CableCARD: A Primer

CableCARD: A Primer

Apr 27, 2007

As a probable replacement for the cable box, the CableCARD--the term coined by its designer--is similar to a PC card you insert into a laptop, and will reduce the number of boxes you need to keep connected to your TV.

Keep reading below for an uber-quick overview of the technology, and check out this article from Electronic House for everything you need to know about this up-and-coming technology, including its draw-backs.

With the card activated and installed into your TV, you can receive analog, digital, high-definition and premium programming (HBO, Showtime, etc.). Due to its technology, it also doesn't leave the door open for any degradation of the signal as might be the case with an external solution. Limitations currently include only one-way communication, so you can't order movies-on-demand or have multiple video streams at the same time.

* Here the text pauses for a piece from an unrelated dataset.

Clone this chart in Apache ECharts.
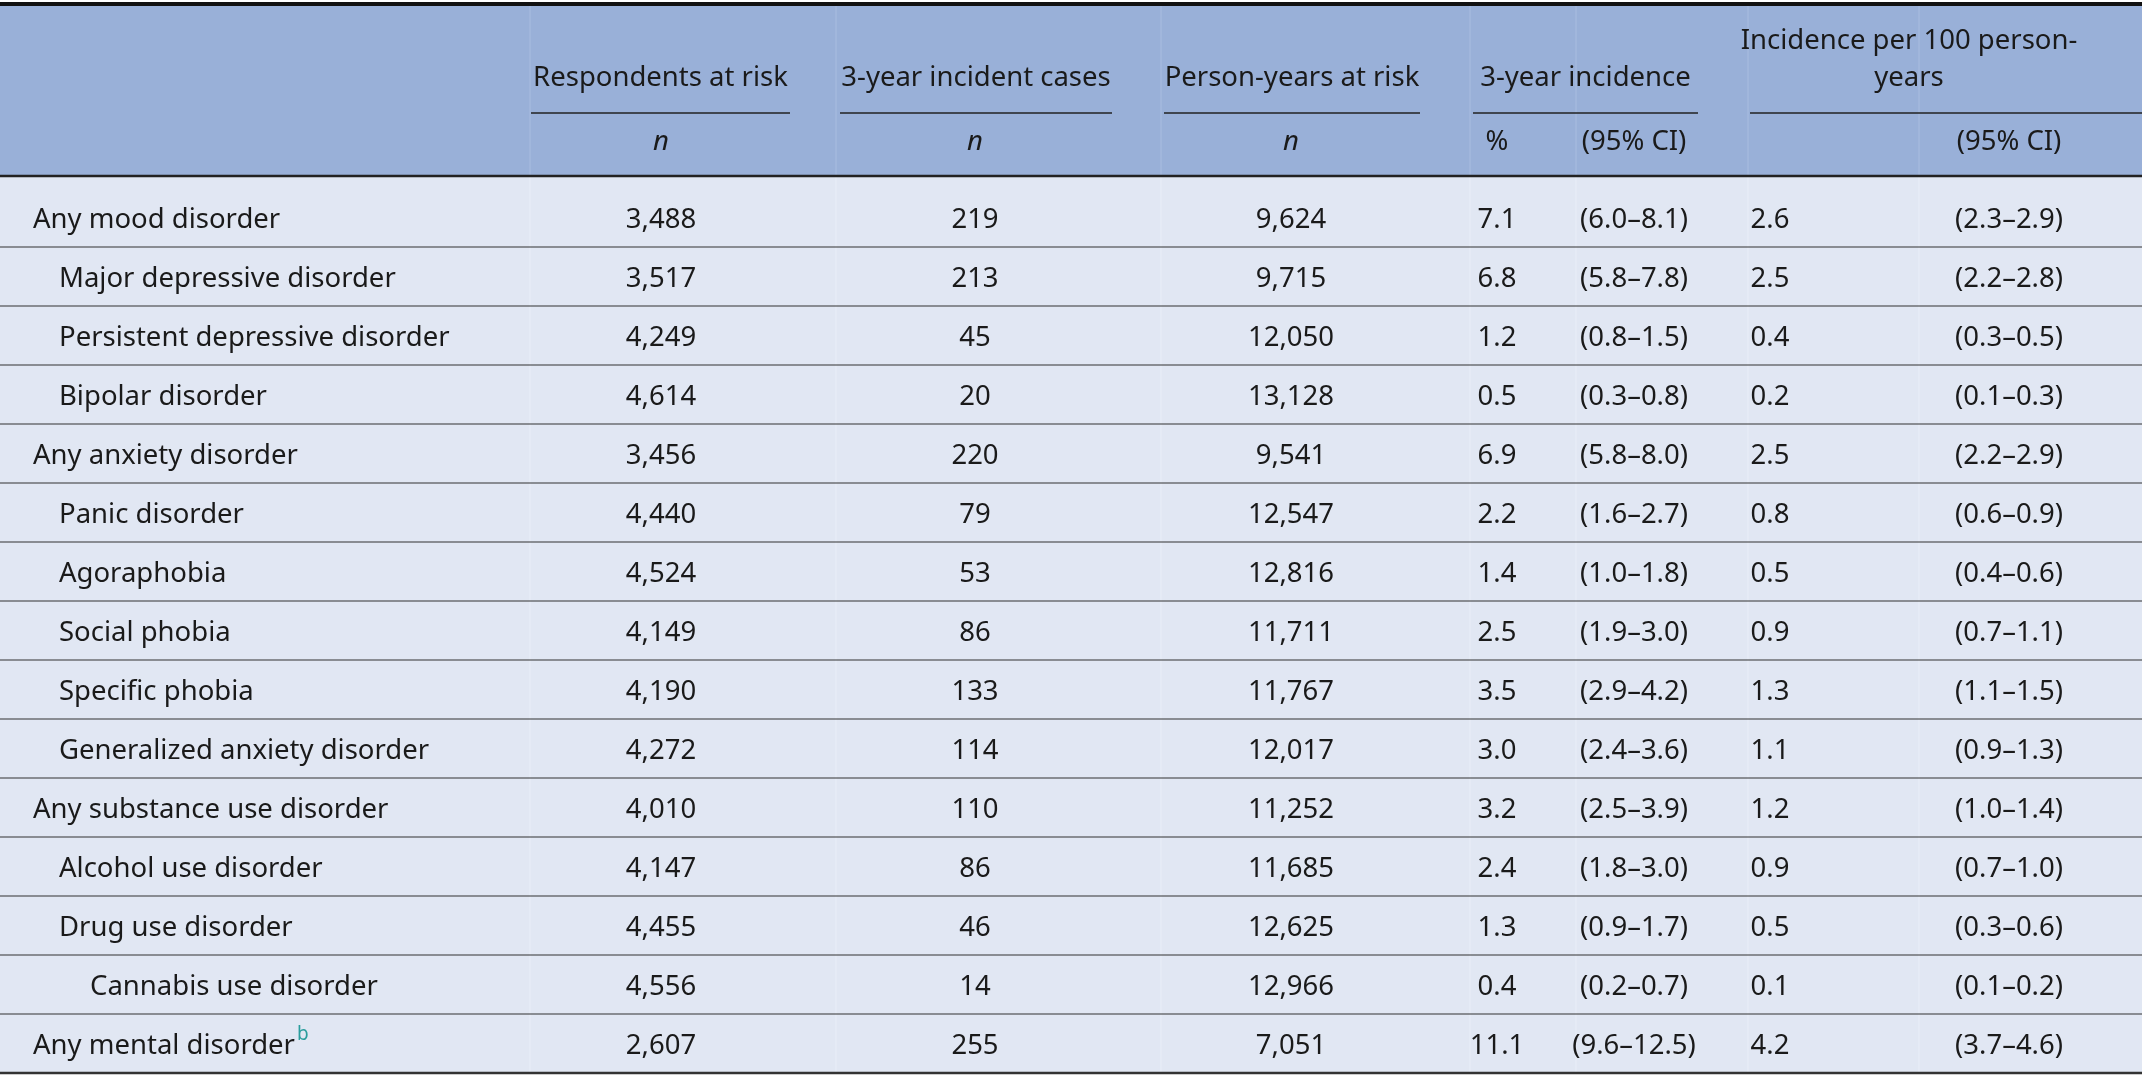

Connectors at one end of the CableCARD mate with connectors in a receiving device, which is often a TV, but can also be a digital video recorder (e.g. TiVo Series 3), a media center or a set-top box. The card has multidirectional communication ability but manufacturers have not embraced this and currently have limited it to uni-directional communication.

How prevalent is the technology? There have been 229,000 cards "deployed" and there are 26 manufacturers that have certified or verified about 550 Unidirectional Digital Cable Products (UDCP), such as digital-cable-ready DTV sets, for use with the CableCARD.